Source data ::
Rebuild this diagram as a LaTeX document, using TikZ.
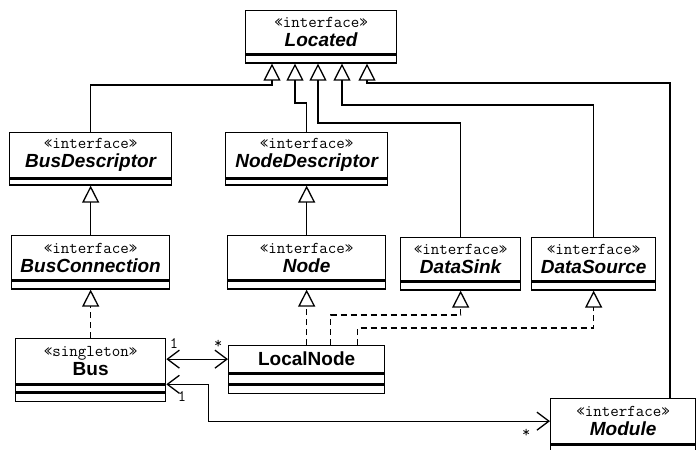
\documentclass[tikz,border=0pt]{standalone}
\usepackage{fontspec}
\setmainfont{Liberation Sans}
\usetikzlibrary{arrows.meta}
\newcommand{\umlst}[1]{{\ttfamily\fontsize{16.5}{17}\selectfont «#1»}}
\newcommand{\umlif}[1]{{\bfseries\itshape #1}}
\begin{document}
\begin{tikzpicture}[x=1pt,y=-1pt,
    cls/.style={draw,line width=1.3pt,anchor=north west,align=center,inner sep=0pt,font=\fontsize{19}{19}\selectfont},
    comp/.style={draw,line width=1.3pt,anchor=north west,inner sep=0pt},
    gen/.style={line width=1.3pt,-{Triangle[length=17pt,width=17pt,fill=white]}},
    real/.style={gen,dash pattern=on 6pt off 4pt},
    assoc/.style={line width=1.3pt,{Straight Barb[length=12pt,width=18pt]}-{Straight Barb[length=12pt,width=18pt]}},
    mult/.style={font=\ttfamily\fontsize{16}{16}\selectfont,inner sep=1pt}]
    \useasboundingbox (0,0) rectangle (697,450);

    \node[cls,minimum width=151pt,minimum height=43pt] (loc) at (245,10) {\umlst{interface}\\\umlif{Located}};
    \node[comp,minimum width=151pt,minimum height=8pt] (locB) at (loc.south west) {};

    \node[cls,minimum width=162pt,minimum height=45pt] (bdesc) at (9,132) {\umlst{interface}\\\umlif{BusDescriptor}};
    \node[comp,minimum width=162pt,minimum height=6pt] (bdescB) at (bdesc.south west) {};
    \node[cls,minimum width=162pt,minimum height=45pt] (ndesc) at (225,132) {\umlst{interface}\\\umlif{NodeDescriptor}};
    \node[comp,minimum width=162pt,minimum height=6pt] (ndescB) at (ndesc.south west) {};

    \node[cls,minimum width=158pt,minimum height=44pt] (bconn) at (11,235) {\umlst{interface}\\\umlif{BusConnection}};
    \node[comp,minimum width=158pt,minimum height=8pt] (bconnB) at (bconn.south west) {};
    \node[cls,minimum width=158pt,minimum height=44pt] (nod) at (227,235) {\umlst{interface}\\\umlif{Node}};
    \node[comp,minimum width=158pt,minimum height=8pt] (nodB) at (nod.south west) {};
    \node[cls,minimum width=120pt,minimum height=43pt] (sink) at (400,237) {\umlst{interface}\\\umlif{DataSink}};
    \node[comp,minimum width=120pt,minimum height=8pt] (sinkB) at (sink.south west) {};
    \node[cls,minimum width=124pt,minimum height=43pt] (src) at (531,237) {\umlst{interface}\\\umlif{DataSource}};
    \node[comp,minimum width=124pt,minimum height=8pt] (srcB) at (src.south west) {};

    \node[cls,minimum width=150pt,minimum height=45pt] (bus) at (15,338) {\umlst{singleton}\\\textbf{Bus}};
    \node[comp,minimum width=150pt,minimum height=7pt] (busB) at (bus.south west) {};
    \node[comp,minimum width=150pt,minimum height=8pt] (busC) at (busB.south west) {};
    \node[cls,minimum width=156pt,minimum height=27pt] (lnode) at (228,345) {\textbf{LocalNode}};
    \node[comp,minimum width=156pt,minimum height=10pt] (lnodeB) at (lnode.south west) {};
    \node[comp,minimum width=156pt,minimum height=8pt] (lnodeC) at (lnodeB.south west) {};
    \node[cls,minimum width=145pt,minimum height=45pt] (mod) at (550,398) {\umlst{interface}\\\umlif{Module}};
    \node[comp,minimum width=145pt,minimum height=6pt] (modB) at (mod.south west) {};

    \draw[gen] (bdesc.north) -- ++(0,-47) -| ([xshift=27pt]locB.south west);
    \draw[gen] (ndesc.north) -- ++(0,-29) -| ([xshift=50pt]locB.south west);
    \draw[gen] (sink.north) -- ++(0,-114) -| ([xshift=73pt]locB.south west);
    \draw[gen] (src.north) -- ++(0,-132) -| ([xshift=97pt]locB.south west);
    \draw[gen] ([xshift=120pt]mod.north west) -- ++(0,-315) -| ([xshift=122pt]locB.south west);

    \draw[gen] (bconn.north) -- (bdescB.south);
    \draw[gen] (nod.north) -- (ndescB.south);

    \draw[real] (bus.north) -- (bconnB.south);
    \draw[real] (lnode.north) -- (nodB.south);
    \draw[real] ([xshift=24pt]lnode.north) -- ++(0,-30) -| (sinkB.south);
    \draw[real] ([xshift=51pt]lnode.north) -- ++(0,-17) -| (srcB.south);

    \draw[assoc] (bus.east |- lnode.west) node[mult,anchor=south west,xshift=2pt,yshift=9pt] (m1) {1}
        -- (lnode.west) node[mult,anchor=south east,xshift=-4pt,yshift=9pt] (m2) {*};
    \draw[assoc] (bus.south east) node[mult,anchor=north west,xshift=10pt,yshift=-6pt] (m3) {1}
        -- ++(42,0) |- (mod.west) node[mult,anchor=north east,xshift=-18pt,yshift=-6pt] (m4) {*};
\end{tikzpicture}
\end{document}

Task instructions :: Ignore the images and quote every line of the listing exactly.

Result of this task ::
Rebuild this diagram as a LaTeX document, using TikZ.
\documentclass[tikz,border=0pt]{standalone}
\usepackage{fontspec}
\setmainfont{Liberation Sans}
\usetikzlibrary{arrows.meta}
\newcommand{\umlst}[1]{{\ttfamily\fontsize{16.5}{17}\selectfont «#1»}}
\newcommand{\umlif}[1]{{\bfseries\itshape #1}}
\begin{document}
\begin{tikzpicture}[x=1pt,y=-1pt,
    cls/.style={draw,line width=1.3pt,anchor=north west,align=center,inner sep=0pt,font=\fontsize{19}{19}\selectfont},
    comp/.style={draw,line width=1.3pt,anchor=north west,inner sep=0pt},
    gen/.style={line width=1.3pt,-{Triangle[length=17pt,width=17pt,fill=white]}},
    real/.style={gen,dash pattern=on 6pt off 4pt},
    assoc/.style={line width=1.3pt,{Straight Barb[length=12pt,width=18pt]}-{Straight Barb[length=12pt,width=18pt]}},
    mult/.style={font=\ttfamily\fontsize{16}{16}\selectfont,inner sep=1pt}]
    \useasboundingbox (0,0) rectangle (697,450);

    \node[cls,minimum width=151pt,minimum height=43pt] (loc) at (245,10) {\umlst{interface}\\\umlif{Located}};
    \node[comp,minimum width=151pt,minimum height=8pt] (locB) at (loc.south west) {};

    \node[cls,minimum width=162pt,minimum height=45pt] (bdesc) at (9,132) {\umlst{interface}\\\umlif{BusDescriptor}};
    \node[comp,minimum width=162pt,minimum height=6pt] (bdescB) at (bdesc.south west) {};
    \node[cls,minimum width=162pt,minimum height=45pt] (ndesc) at (225,132) {\umlst{interface}\\\umlif{NodeDescriptor}};
    \node[comp,minimum width=162pt,minimum height=6pt] (ndescB) at (ndesc.south west) {};

    \node[cls,minimum width=158pt,minimum height=44pt] (bconn) at (11,235) {\umlst{interface}\\\umlif{BusConnection}};
    \node[comp,minimum width=158pt,minimum height=8pt] (bconnB) at (bconn.south west) {};
    \node[cls,minimum width=158pt,minimum height=44pt] (nod) at (227,235) {\umlst{interface}\\\umlif{Node}};
    \node[comp,minimum width=158pt,minimum height=8pt] (nodB) at (nod.south west) {};
    \node[cls,minimum width=120pt,minimum height=43pt] (sink) at (400,237) {\umlst{interface}\\\umlif{DataSink}};
    \node[comp,minimum width=120pt,minimum height=8pt] (sinkB) at (sink.south west) {};
    \node[cls,minimum width=124pt,minimum height=43pt] (src) at (531,237) {\umlst{interface}\\\umlif{DataSource}};
    \node[comp,minimum width=124pt,minimum height=8pt] (srcB) at (src.south west) {};

    \node[cls,minimum width=150pt,minimum height=45pt] (bus) at (15,338) {\umlst{singleton}\\\textbf{Bus}};
    \node[comp,minimum width=150pt,minimum height=7pt] (busB) at (bus.south west) {};
    \node[comp,minimum width=150pt,minimum height=8pt] (busC) at (busB.south west) {};
    \node[cls,minimum width=156pt,minimum height=27pt] (lnode) at (228,345) {\textbf{LocalNode}};
    \node[comp,minimum width=156pt,minimum height=10pt] (lnodeB) at (lnode.south west) {};
    \node[comp,minimum width=156pt,minimum height=8pt] (lnodeC) at (lnodeB.south west) {};
    \node[cls,minimum width=145pt,minimum height=45pt] (mod) at (550,398) {\umlst{interface}\\\umlif{Module}};
    \node[comp,minimum width=145pt,minimum height=6pt] (modB) at (mod.south west) {};

    \draw[gen] (bdesc.north) -- ++(0,-47) -| ([xshift=27pt]locB.south west);
    \draw[gen] (ndesc.north) -- ++(0,-29) -| ([xshift=50pt]locB.south west);
    \draw[gen] (sink.north) -- ++(0,-114) -| ([xshift=73pt]locB.south west);
    \draw[gen] (src.north) -- ++(0,-132) -| ([xshift=97pt]locB.south west);
    \draw[gen] ([xshift=120pt]mod.north west) -- ++(0,-315) -| ([xshift=122pt]locB.south west);

    \draw[gen] (bconn.north) -- (bdescB.south);
    \draw[gen] (nod.north) -- (ndescB.south);

    \draw[real] (bus.north) -- (bconnB.south);
    \draw[real] (lnode.north) -- (nodB.south);
    \draw[real] ([xshift=24pt]lnode.north) -- ++(0,-30) -| (sinkB.south);
    \draw[real] ([xshift=51pt]lnode.north) -- ++(0,-17) -| (srcB.south);

    \draw[assoc] (bus.east |- lnode.west) node[mult,anchor=south west,xshift=2pt,yshift=9pt] (m1) {1}
        -- (lnode.west) node[mult,anchor=south east,xshift=-4pt,yshift=9pt] (m2) {*};
    \draw[assoc] (bus.south east) node[mult,anchor=north west,xshift=10pt,yshift=-6pt] (m3) {1}
        -- ++(42,0) |- (mod.west) node[mult,anchor=north east,xshift=-18pt,yshift=-6pt] (m4) {*};
\end{tikzpicture}
\end{document}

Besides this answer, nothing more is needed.